Given exercise: Extract the lines of the material below, beginning with the first and ending with the line that holds "from matplotlib.ticker import". Skip every picture.

··· Dataset extract ···

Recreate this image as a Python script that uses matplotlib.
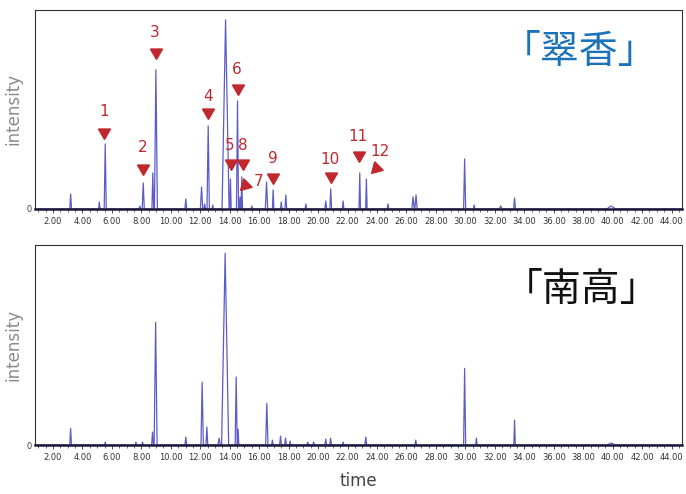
import matplotlib
matplotlib.use("Agg")
import matplotlib.pyplot as plt
from matplotlib.ticker import MultipleLocator, FormatStrFormatter

# peaks: retention time (min), height, half-width
top_times = [3.2, 5.15, 5.55, 7.9, 8.13, 8.78, 8.99, 11.02, 12.09, 12.3, 12.54, 12.85,
             13.72, 14.05, 14.53, 14.7, 14.82, 15.5, 16.5, 16.95, 17.5, 17.81, 19.17,
             20.52, 20.86, 21.7, 22.83, 23.28, 24.75, 26.45, 26.65, 29.95, 30.6, 32.4,
             33.34, 39.9]
top_heights = [15, 7, 65, 3, 26, 36, 139, 10, 22, 5, 83, 4,
               189, 30, 108, 12, 32, 3, 27, 19, 7, 14, 5,
               8, 20, 8, 36, 30, 5, 12, 14, 50, 4, 3,
               11, 3]
top_widths = [0.06, 0.05, 0.07, 0.05, 0.07, 0.06, 0.1, 0.06, 0.08, 0.05, 0.08, 0.05,
              0.24, 0.05, 0.07, 0.05, 0.05, 0.05, 0.08, 0.05, 0.05, 0.06, 0.05,
              0.06, 0.06, 0.05, 0.05, 0.05, 0.06, 0.08, 0.08, 0.07, 0.05, 0.1,
              0.06, 0.3]

bot_times = [3.2, 5.55, 7.63, 8.08, 8.76, 8.97, 11.02, 12.13, 12.45, 13.28, 13.69,
             14.44, 14.57, 16.52, 16.9, 17.45, 17.79, 18.1, 19.3, 19.7, 20.52, 20.85,
             21.7, 23.24, 26.63, 29.95, 30.75, 33.34, 39.9]
bot_heights = [16.7, 3, 3, 3, 13, 122.7, 8, 63, 18, 7, 191.7,
               68, 16, 41.7, 5, 9, 7, 4, 3, 3, 6, 7,
               3, 8, 5, 76.7, 7, 25, 2]
bot_widths = [0.06, 0.05, 0.05, 0.05, 0.06, 0.1, 0.06, 0.08, 0.06, 0.08, 0.24,
              0.07, 0.05, 0.08, 0.05, 0.06, 0.06, 0.05, 0.05, 0.05, 0.06, 0.06,
              0.05, 0.06, 0.06, 0.07, 0.05, 0.05, 0.3]

# numbered compounds: label, marker (t, y), text (t, y), marker rotation
peak_labels = ["1", "2", "3", "4", "5", "6", "7", "8", "9", "10", "11", "12"]
marker_pos = [(5.48, 77), (8.13, 41), (8.99, 157), (12.54, 97), (14.06, 46), (14.53, 121),
              (15.03, 24), (14.91, 46), (16.95, 32), (20.86, 33), (22.76, 54), (23.96, 41)]
text_pos = [(5.48, 97), (8.1, 61), (8.92, 176), (12.54, 112), (14.02, 63), (14.5, 139),
            (15.93, 27), (14.87, 63), (16.91, 50), (20.79, 49), (22.71, 72), (24.23, 57)]
marker_rot = [180, 180, 180, 180, 180, 180, 135, 180, 180, 180, 180, 135]

LINE = "#5c5cc8"
RED = "#c0282d"


def trace(times, heights, widths):
    pts = []
    for t, h, w in zip(times, heights, widths):
        pts.append((t - w, 0.0))
        pts.append((t, h))
        pts.append((t + w, 0.0))
    pts.sort(key=lambda p: p[0])
    xs = [0.78] + [p[0] for p in pts] + [44.7]
    ys = [0.0] + [p[1] for p in pts] + [0.0]
    return xs, ys


def style_axis(ax, ymax):
    ax.set_xlim(0.78, 44.7)
    ax.set_ylim(0, ymax)
    ax.xaxis.set_minor_locator(MultipleLocator(0.5))
    ax.xaxis.set_major_formatter(FormatStrFormatter("%.2f"))
    ax.set_xticks([v for v in range(2, 45, 2)])
    ax.tick_params(axis="x", which="major", labelsize=6, colors="#333333", length=3, width=0.6, pad=3)
    ax.tick_params(axis="x", which="minor", length=2, width=0.5, color="#333333")
    ax.set_yticks([0])
    ax.tick_params(axis="y", labelsize=6, colors="#444444", length=0, pad=2)
    for side in ["top", "right", "left"]:
        ax.spines[side].set_linewidth(0.8)
        ax.spines[side].set_color("#333333")
    ax.spines["bottom"].set_linewidth(1.8)
    ax.spines["bottom"].set_color("#1a1a3a")
    ax.set_ylabel("intensity", fontsize=12, color="#8a8a8a", labelpad=3)


fig = plt.figure(figsize=(6.86, 4.94), dpi=100)
ax1 = fig.add_axes([0.051, 0.577, 0.943, 0.403])
ax2 = fig.add_axes([0.051, 0.099, 0.943, 0.405])

x, y = trace(top_times, top_heights, top_widths)
ax1.plot(x, y, color=LINE, linewidth=0.9)
style_axis(ax1, 199)

for lab, (mt, my), (tt, ty), rot in zip(peak_labels, marker_pos, text_pos, marker_rot):
    ax1.plot(mt, my, marker=(3, 0, rot), markersize=10, color=RED, linestyle="none")
    ax1.text(tt, ty, lab, color=RED, fontsize=11, ha="center", va="center")

ax1.text(0.842, 0.79, "「翠香」", transform=ax1.transAxes, fontsize=28, color="#1b72b8",
         ha="center", va="center", family=["Noto Sans CJK JP", "DejaVu Sans"])

x, y = trace(bot_times, bot_heights, bot_widths)
ax2.plot(x, y, color=LINE, linewidth=0.9)
style_axis(ax2, 200)
ax2.text(0.845, 0.775, "「南高」", transform=ax2.transAxes, fontsize=28, color="#111111",
         ha="center", va="center", family=["Noto Sans CJK JP", "DejaVu Sans"])
ax2.set_xlabel("time", fontsize=12, color="#444444", labelpad=7)

fig.savefig("out.png", dpi=100)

···

Response to this exercise:
Recreate this image as a Python script that uses matplotlib.
import matplotlib
matplotlib.use("Agg")
import matplotlib.pyplot as plt
from matplotlib.ticker import MultipleLocator, FormatStrFormatter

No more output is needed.